PAPPARDELLE WITH LAMB RAGÙ, RICOTTA AND MINT
My friends were teasing me the other night for my frequent use of the word “unctuous” in some of my previous posts. I sure wish I had used a bit more restraint, because if there was ever an adjective to describe this lamb ragù, it would be just that. This is the kind of hearty pasta dish that I crave during the cold winter months. Not only does it fill your home with the warm, inviting scent of spice-braised lamb, but the resulting sauce is as fine as any you will find coming out of a restaurant kitchen. The best part? It can be made a full day ahead of when you plan on serving it.

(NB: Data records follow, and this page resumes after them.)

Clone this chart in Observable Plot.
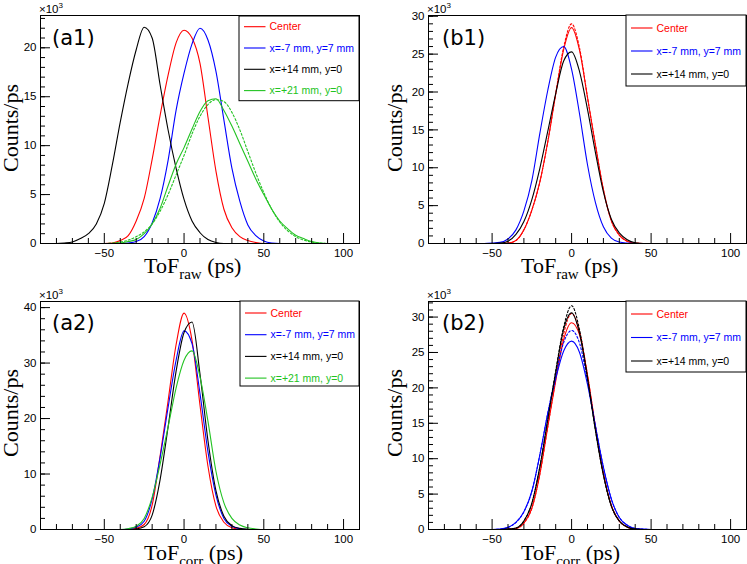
<!DOCTYPE html>
<html><head><meta charset="utf-8">
<script src="https://cdn.jsdelivr.net/npm/d3@7"></script>
<script src="https://cdn.jsdelivr.net/npm/@observablehq/plot@0.6"></script>
<style>
body{margin:0;background:#fff}
#wrap{position:relative;width:747px;height:564px;overflow:hidden;background:#fff}
#wrap svg{position:absolute;overflow:visible}
</style></head><body><div id="wrap"></div>
<script>
// ToF bin centres (ps)
const tof = [-90,-85,-80,-75,-70,-65,-60,-55,-50,-45,-40,-35,-30,-25,-20,-15,-10,-5,0,5,10,15,20,25,30,35,40,45,50,55,60,65,70,75,80,85,90,95,100,105,110];

const labels = ["Center","x=-7 mm, y=7 mm","x=+14 mm, y=0","x=+21 mm, y=0"];
const colors = ["#ff0000","#0000ff","#000000","#22c322"];

// (a1) ToF raw, counts x10^3 per ps
const a1Red   = [0,0,0,0,0,0,0,0,0,0.05, 0.3,0.8,2.3,4.6,8.6,13.1,17.2,20.5,21.8,21.0, 18.4,12.9,7.4,3.5,1.6,0.7,0.3,0.1,0,0, 0,0,0,0,0,0,0,0,0,0,0];
const a1Blue  = [0,0,0,0,0,0,0,0,0,0, 0,0.05,0.2,0.7,2.1,4.6,8.5,13.6,17.4,20.4, 22.0,20.8,17.6,12.6,7.7,4.3,1.9,0.8,0.25,0.05, 0,0,0,0,0,0,0,0,0,0,0];
const a1Black = [0,0,0,0.05,0.15,0.5,1.0,2.0,4.1,8.0, 12.4,16.4,19.8,22.1,21.0,16.2,11.6,7.7,4.5,2.3, 1.1,0.4,0.1,0,0,0,0,0,0,0, 0,0,0,0,0,0,0,0,0,0,0];
const a1Green = [0,0,0,0,0,0,0,0,0,0, 0.05,0.2,0.4,1.0,2.0,3.6,5.9,8.1,9.8,11.7, 13.5,14.6,14.8,13.6,12.0,10.2,8.4,6.6,5.0,3.5, 2.3,1.5,0.85,0.5,0.2,0.05,0,0,0,0,0];
const a1GreenFit = [0,0,0,0,0,0,0,0,0,0.05, 0.15,0.35,0.7,1.2,2.0,3.3,5.0,7.0,9.0,11.2, 13.0,14.2,14.7,14.5,13.4,11.6,9.4,7.2,5.2,3.5, 2.2,1.3,0.7,0.35,0.15,0.05,0,0,0,0,0];

// (b1)
const b1Red    = [0,0,0,0,0,0,0,0,0,0, 0.05,0.4,1.8,4.4,8.1,13.4,19.7,25.6,28.5,25.5, 19.3,13.0,7.1,3.0,1.1,0.3,0.05,0,0,0, 0,0,0,0,0,0,0,0,0,0,0];
const b1RedFit = [0,0,0,0,0,0,0,0,0,0, 0.05,0.4,1.8,4.4,8.1,13.4,19.8,25.9,29.0,25.8, 19.3,13.0,7.1,3.0,1.1,0.3,0.05,0,0,0, 0,0,0,0,0,0,0,0,0,0,0];
const b1Blue   = [0,0,0,0,0,0,0,0,0.05,0.15, 0.6,1.8,4.3,8.3,14.5,20.2,24.6,26.0,23.0,17.1, 10.4,5.4,2.2,0.7,0.2,0.05,0,0,0,0, 0,0,0,0,0,0,0,0,0,0,0];
const b1Black  = [0,0,0,0,0,0,0,0,0,0.05, 0.3,1.2,2.9,5.8,9.9,14.8,19.8,24.1,25.3,22.7, 17.7,12.0,6.8,3.2,1.4,0.5,0.1,0,0,0, 0,0,0,0,0,0,0,0,0,0,0];

// (a2) ToF corrected
const a2Red   = [0,0,0,0,0,0,0,0,0,0, 0,0.05,0.2,0.9,4.4,13.3,23.2,33.3,39.0,34.1, 22.4,11.4,4.2,1.3,0.3,0.05,0,0,0,0, 0,0,0,0,0,0,0,0,0,0,0];
const a2Blue  = [0,0,0,0,0,0,0,0,0,0, 0,0.1,0.4,1.5,5.5,13.0,22.0,30.5,35.8,33.5, 24.5,14.0,6.2,2.0,0.6,0.15,0,0,0,0, 0,0,0,0,0,0,0,0,0,0,0];
const a2Black = [0,0,0,0,0,0,0,0,0,0, 0,0,0.1,0.5,2.6,9.0,18.5,28.5,35.5,37.4, 28.0,16.0,7.0,2.4,0.7,0.2,0.05,0,0,0, 0,0,0,0,0,0,0,0,0,0,0];
const a2Green = [0,0,0,0,0,0,0,0,0,0, 0,0.15,0.6,2.0,5.8,11.8,18.5,25.5,30.5,32.2, 27.5,19.5,10.5,4.8,2.0,0.8,0.3,0.1,0,0, 0,0,0,0,0,0,0,0,0,0,0];

// (b2)
const b2Red      = [0,0,0,0,0,0,0,0,0,0, 0.05,0.15,0.9,3.0,7.8,14.5,21.0,26.8,29.2,27.5, 21.8,14.5,7.9,3.4,1.2,0.35,0.05,0,0,0, 0,0,0,0,0,0,0,0,0,0,0];
const b2RedFit   = [0,0,0,0,0,0,0,0,0,0, 0.05,0.15,0.9,3.0,7.8,14.5,21.2,27.6,30.5,28.0, 21.8,14.5,7.9,3.4,1.2,0.35,0.05,0,0,0, 0,0,0,0,0,0,0,0,0,0,0];
const b2Blue     = [0,0,0,0,0,0,0,0,0,0.05, 0.3,1.0,2.5,5.4,10.5,16.4,21.3,25.2,26.6,25.0, 20.5,14.6,8.8,4.3,1.7,0.6,0.15,0.05,0,0, 0,0,0,0,0,0,0,0,0,0,0];
const b2BlueFit  = [0,0,0,0,0,0,0,0,0,0.05, 0.3,1.0,2.5,5.4,10.5,16.4,21.8,26.4,28.1,26.3, 21.0,14.6,8.8,4.3,1.7,0.6,0.15,0.05,0,0, 0,0,0,0,0,0,0,0,0,0,0];
const b2Black    = [0,0,0,0,0,0,0,0,0,0, 0.05,0.2,1.2,3.7,8.8,15.5,22.2,28.3,30.6,27.7, 21.4,14.0,7.7,3.3,1.2,0.35,0.05,0,0,0, 0,0,0,0,0,0,0,0,0,0,0];
const b2BlackFit = [0,0,0,0,0,0,0,0,0,0, 0.05,0.2,1.2,3.7,8.8,15.5,22.4,28.6,31.6,28.2, 21.4,14.0,7.7,3.3,1.2,0.35,0.05,0,0,0, 0,0,0,0,0,0,0,0,0,0,0];

const xMajor = [-50,0,50,100];
const xMinor = [-90,-80,-70,-60,-40,-30,-20,-10,10,20,30,40,60,70,80,90,110];

const panels = [
  {tag:"(a1)", sub:"raw", left:0, top:0, width:374, ml:40, mr:15, mt:15, mb:39, ymax:23.3,
   yMajor:[0,5,10,15,20], yMinor:d3.range(0,24,1),
   series:[{k:0,h:a1Red},{k:1,h:a1Blue},{k:2,h:a1Black},{k:3,h:a1Green,f:a1GreenFit}],
   leg:{x0:239,y0:16,x1:359,y1:100.7,ry:26.7,rs:21.3}, tagX:52, tagY:44.5, xlX:144, xlY:273, ylX:18, ylY:128},
  {tag:"(b1)", sub:"raw", left:374, top:0, width:373, ml:54, mr:1, mt:15, mb:39, ymax:30.1,
   yMajor:[0,5,10,15,20,25,30], yMinor:d3.range(0,31,1),
   series:[{k:0,h:b1Red,f:b1RedFit},{k:1,h:b1Blue},{k:2,h:b1Black}],
   leg:{x0:252,y0:15,x1:372,y1:86,ry:28,rs:23}, tagX:68, tagY:44.5, xlX:147, xlY:273, ylX:28, ylY:128},
  {tag:"(a2)", sub:"corr", left:0, top:282, width:374, ml:40, mr:15, mt:19, mb:35, ymax:41.1,
   yMajor:[0,10,20,30,40], yMinor:d3.range(0,42,2),
   series:[{k:0,h:a2Red},{k:1,h:a2Blue},{k:2,h:a2Black},{k:3,h:a2Green}],
   leg:{x0:240,y0:19,x1:359,y1:104,ry:31,rs:21.7}, tagX:52, tagY:47.5, xlX:144, xlY:278, ylX:18, ylY:131},
  {tag:"(b2)", sub:"corr", left:374, top:282, width:373, ml:54, mr:1, mt:19, mb:35, ymax:32.2,
   yMajor:[0,5,10,15,20,25,30], yMinor:d3.range(0,33,1),
   series:[{k:0,h:b2Red,f:b2RedFit},{k:1,h:b2Blue,f:b2BlueFit},{k:2,h:b2Black,f:b2BlackFit}],
   leg:{x0:252,y0:19,x1:372,y1:90,ry:32,rs:23.5}, tagX:68, tagY:47.5, xlX:147, xlY:278, ylX:28, ylY:131}
];

const rowsOf = (vals) => vals.map((c, i) => ({tof: tof[i], c}));
const wrap = document.getElementById("wrap");
const SANS = "'Liberation Sans', Arial, sans-serif";
const SERIF = "'Liberation Serif', 'Times New Roman', serif";

for (const p of panels) {
  const marks = [];
  for (const s of p.series) {
    if (s.f) marks.push(Plot.line(rowsOf(s.f), {x:"tof", y:"c", stroke: colors[s.k], strokeWidth: 1.1, strokeDasharray: "2,2", curve: "monotone-x"}));
    marks.push(Plot.line(rowsOf(s.h), {x:"tof", y:"c", stroke: colors[s.k], strokeWidth: 1.1, curve: "monotone-x"}));
  }
  marks.push(
    Plot.axisX(xMinor, {tickSize: -5, text: null, label: null}),
    Plot.axisX(xMajor, {tickSize: -10, tickPadding: 15.5, label: null}),
    Plot.axisY(p.yMinor, {tickSize: -5, text: null, label: null}),
    Plot.axisY(p.yMajor, {tickSize: -10, tickPadding: 14, label: null}),
    Plot.frame({stroke: "#000", strokeWidth: 1})
  );
  const svg = Plot.plot({
    width: p.width, height: 282,
    marginLeft: p.ml, marginRight: p.mr, marginTop: p.mt, marginBottom: p.mb,
    x: {domain: [-90, 110], label: null},
    y: {domain: [0, p.ymax], label: null},
    style: {fontFamily: SANS, fontSize: "11.5px", color: "#000", background: "transparent", overflow: "visible"},
    marks
  });
  svg.style.left = p.left + "px";
  svg.style.top = p.top + "px";
  wrap.appendChild(svg);

  const g = d3.select(svg).append("g").attr("text-anchor", "start");
  // x10^3 multiplier
  const m = g.append("text").attr("x", p.ml - 1).attr("y", p.mt - 2).attr("text-anchor", "start")
    .attr("font-family", SANS).attr("font-size", 11.5).attr("fill", "#000");
  m.append("tspan").text("\u00d710");
  m.append("tspan").attr("dy", -5).attr("font-size", 8).text("3");
  // panel tag
  g.append("text").attr("x", p.tagX).attr("y", p.tagY).attr("text-anchor", "start")
    .attr("font-family", "'DejaVu Sans', sans-serif").attr("font-size", 21).attr("fill", "#000").text(p.tag);
  // y label
  g.append("text").attr("transform", `translate(${p.ylX},${p.ylY}) rotate(-90)`)
    .attr("text-anchor", "middle").attr("font-family", SERIF)
    .attr("font-size", 22).attr("fill", "#000").text("Counts/ps");
  // x label with subscript
  const xl = g.append("text").attr("x", p.xlX).attr("y", p.xlY).attr("text-anchor", "start")
    .attr("font-family", SERIF).attr("font-size", 22).attr("fill", "#000");
  xl.append("tspan").text("ToF");
  xl.append("tspan").attr("font-size", 15).attr("dy", 6).text(p.sub);
  xl.append("tspan").attr("dy", -6).text(" (ps)");
  // legend
  const L = p.leg;
  g.append("rect").attr("x", L.x0).attr("y", L.y0).attr("width", L.x1 - L.x0).attr("height", L.y1 - L.y0)
    .attr("fill", "#fff").attr("stroke", "#000").attr("stroke-width", 1);
  p.series.forEach((s, i) => {
    const y = L.ry + i * L.rs;
    g.append("line").attr("x1", L.x0 + 5).attr("x2", L.x0 + 26.5).attr("y1", y).attr("y2", y)
      .attr("stroke", colors[s.k]).attr("stroke-width", 1.1);
    g.append("text").attr("x", L.x0 + 30.5).attr("y", y).attr("dy", "0.36em").attr("text-anchor", "start")
      .attr("font-family", SANS).attr("font-size", 10.5)
      .attr("fill", colors[s.k]).text(labels[s.k]);
  });
}
</script>
</body></html>
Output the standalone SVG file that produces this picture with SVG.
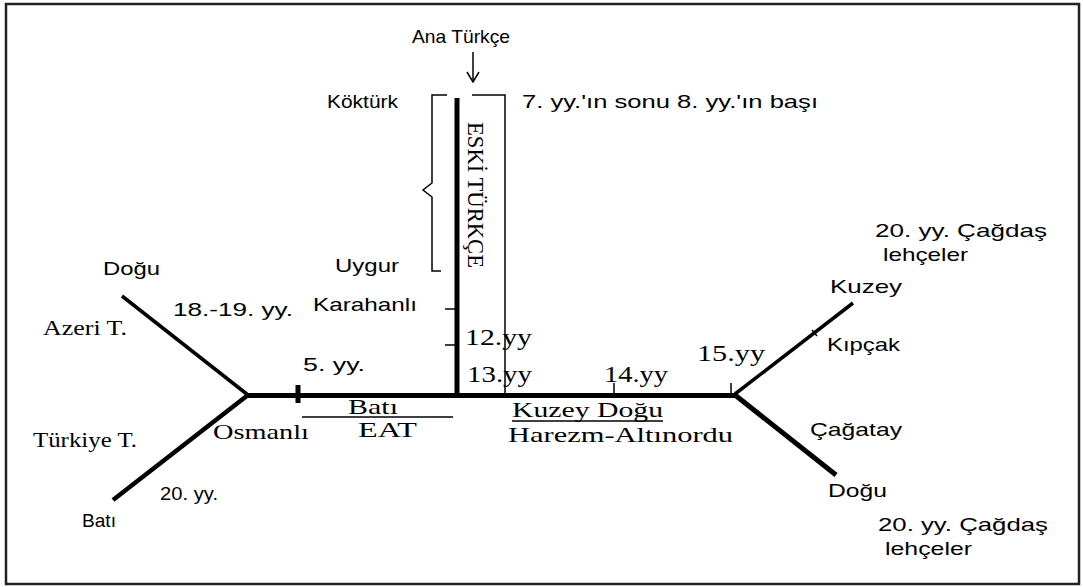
<svg xmlns="http://www.w3.org/2000/svg" width="1083" height="587" viewBox="0 0 1083 587">
<defs>
<marker id="arr" viewBox="0 0 12 14" refX="11" refY="7" markerWidth="12" markerHeight="14" markerUnits="userSpaceOnUse" orient="auto">
<path d="M1,1 L11,7 L1,13" fill="none" stroke="#000" stroke-width="1.5"/>
</marker>
<style>
.s{font-family:"Liberation Sans",Arial,sans-serif;font-size:19px;fill:#000}
.r{font-family:"Liberation Serif","Times New Roman",serif;font-size:22px;fill:#000}
.y{font-family:"Liberation Serif","Times New Roman",serif;font-size:24px;fill:#000}
.th{stroke:#000;fill:none;stroke-width:1.5}
.tk{stroke:#000;fill:none}
</style>
</defs>
<rect x="6" y="4" width="1073" height="580" fill="#fff" stroke="#222" stroke-width="2.5"/>
<g id="connectors">
<line x1="473" y1="52" x2="473" y2="82" stroke="#000" stroke-width="1.5" marker-end="url(#arr)"/>
<line class="tk" x1="457" y1="98" x2="457" y2="397" stroke-width="5"/>
<line class="tk" x1="246" y1="395.5" x2="737" y2="395.5" stroke-width="5"/>
<line class="tk" x1="122" y1="296" x2="248" y2="395" stroke-width="3.5"/>
<line class="tk" x1="248" y1="395" x2="113" y2="500" stroke-width="4.5"/>
<line class="tk" x1="735" y1="394" x2="853" y2="303" stroke-width="3.5"/>
<line class="tk" x1="735" y1="395" x2="836" y2="475" stroke-width="5"/>
<path class="th" d="M447,95 H432 V183 L423,190 L432,197 V271 H441"/>
<path class="th" d="M472,95 H505 V395"/>
<line class="th" x1="445" y1="309" x2="457" y2="309"/>
<line class="th" x1="445" y1="345" x2="457" y2="345"/>
<line class="tk" x1="298" y1="385" x2="298" y2="403" stroke-width="5"/>
<rect x="349" y="395" width="7" height="3" fill="#000"/>
<rect x="517" y="395" width="7" height="3" fill="#000"/>
<line class="th" x1="614" y1="383" x2="614" y2="395"/>
<rect x="603" y="393" width="11" height="5" fill="#000"/>
<line class="th" x1="731" y1="383" x2="731" y2="395"/>
<line class="th" x1="812" y1="330" x2="817" y2="336"/>
<line class="th" x1="302" y1="417" x2="453" y2="417"/>
<line class="th" x1="512" y1="421" x2="663" y2="421"/>
</g>
<g id="node-ana"><text class="s" x="412" y="43" textLength="98" lengthAdjust="spacingAndGlyphs">Ana Türkçe</text></g>
<g id="node-kokturk"><text class="s" x="327" y="108" textLength="71" lengthAdjust="spacingAndGlyphs">Köktürk</text></g>
<g id="node-date"><text class="s" x="522" y="108" textLength="296" lengthAdjust="spacingAndGlyphs">7. yy.'ın sonu 8. yy.'ın başı</text></g>
<g id="node-eski"><text class="r" style="font-size:24px" x="468" y="122" transform="rotate(90 468 122)" textLength="146" lengthAdjust="spacingAndGlyphs">ESKİ TÜRKÇE</text></g>
<g id="node-uygur"><text class="s" x="335" y="272" textLength="64" lengthAdjust="spacingAndGlyphs">Uygur</text></g>
<g id="node-karahanli"><text class="s" x="313" y="311" textLength="104" lengthAdjust="spacingAndGlyphs">Karahanlı</text></g>
<g id="node-dogu-left"><text class="s" x="103" y="275" textLength="57" lengthAdjust="spacingAndGlyphs">Doğu</text></g>
<g id="node-1819"><text class="s" x="173" y="316" textLength="120" lengthAdjust="spacingAndGlyphs">18.-19. yy.</text></g>
<g id="node-azeri"><text class="r" x="43" y="335" textLength="84" lengthAdjust="spacingAndGlyphs">Azeri T.</text></g>
<g id="node-5yy"><text class="s" x="303" y="371" textLength="62" lengthAdjust="spacingAndGlyphs">5. yy.</text></g>
<g id="node-12yy"><text class="y" x="465" y="345" textLength="67" lengthAdjust="spacingAndGlyphs">12.yy</text></g>
<g id="node-13yy"><text class="y" x="467" y="382" textLength="65" lengthAdjust="spacingAndGlyphs">13.yy</text></g>
<g id="node-14yy"><text class="y" x="604" y="382" textLength="64" lengthAdjust="spacingAndGlyphs">14.yy</text></g>
<g id="node-15yy"><text class="y" x="697" y="361" textLength="68" lengthAdjust="spacingAndGlyphs">15.yy</text></g>
<g id="node-bati-eat"><text class="r" x="348" y="414" textLength="50" lengthAdjust="spacingAndGlyphs">Batı</text><text class="r" x="358" y="437" textLength="59" lengthAdjust="spacingAndGlyphs">EAT</text></g>
<g id="node-osmanli"><text class="r" x="213" y="439" textLength="96" lengthAdjust="spacingAndGlyphs">Osmanlı</text></g>
<g id="node-kuzeydogu"><text class="r" x="512" y="417" textLength="151" lengthAdjust="spacingAndGlyphs">Kuzey Doğu</text><text class="r" x="508" y="442" textLength="225" lengthAdjust="spacingAndGlyphs">Harezm-Altınordu</text></g>
<g id="node-turkiye"><text class="r" x="33" y="447" textLength="104" lengthAdjust="spacingAndGlyphs">Türkiye T.</text></g>
<g id="node-20yy-left"><text class="s" x="160" y="500" textLength="58" lengthAdjust="spacingAndGlyphs">20. yy.</text></g>
<g id="node-bati-left"><text class="s" x="82" y="527" textLength="34" lengthAdjust="spacingAndGlyphs">Batı</text></g>
<g id="node-cagdas-top"><text class="s" x="875" y="237" textLength="172" lengthAdjust="spacingAndGlyphs">20. yy. Çağdaş</text><text class="s" x="883" y="261" textLength="85" lengthAdjust="spacingAndGlyphs">lehçeler</text></g>
<g id="node-kuzey"><text class="s" x="830" y="293" textLength="72" lengthAdjust="spacingAndGlyphs">Kuzey</text></g>
<g id="node-kipcak"><text class="s" x="827" y="351" textLength="73" lengthAdjust="spacingAndGlyphs">Kıpçak</text></g>
<g id="node-cagatay"><text class="s" x="810" y="436" textLength="92" lengthAdjust="spacingAndGlyphs">Çağatay</text></g>
<g id="node-dogu-right"><text class="s" x="828" y="497" textLength="59" lengthAdjust="spacingAndGlyphs">Doğu</text></g>
<g id="node-cagdas-bottom"><text class="s" x="878" y="531" textLength="170" lengthAdjust="spacingAndGlyphs">20. yy. Çağdaş</text><text class="s" x="885" y="555" textLength="87" lengthAdjust="spacingAndGlyphs">lehçeler</text></g>
</svg>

This recipe is an adaptation of one I’ve made in the past from chef Andrew Carmellini of Locanda Verde in New York. Where the Food and Wine recipe calls for the use of ground lamb and a quick simmer, I opt to slow-braise chunks of lamb shoulder or stew meat over a few hours for a more rustic finished sauce. Either way you decide to go, you’ll find that the combination of the savory lamb ragù, creamy ricotta cheese and herbaceous mint is a truly spectacular one. It’s definitely worth your time to seek out pappardelle if you can find it at your local grocery store or Italian deli. The long, ribbon-like noodles are quite sturdy when cooked properly and provide the perfect companion for thick, meat-laden sauces like this one. If you’re a fan of lamb in any capacity, give this recipe a try — I promise you won’t be disappointed.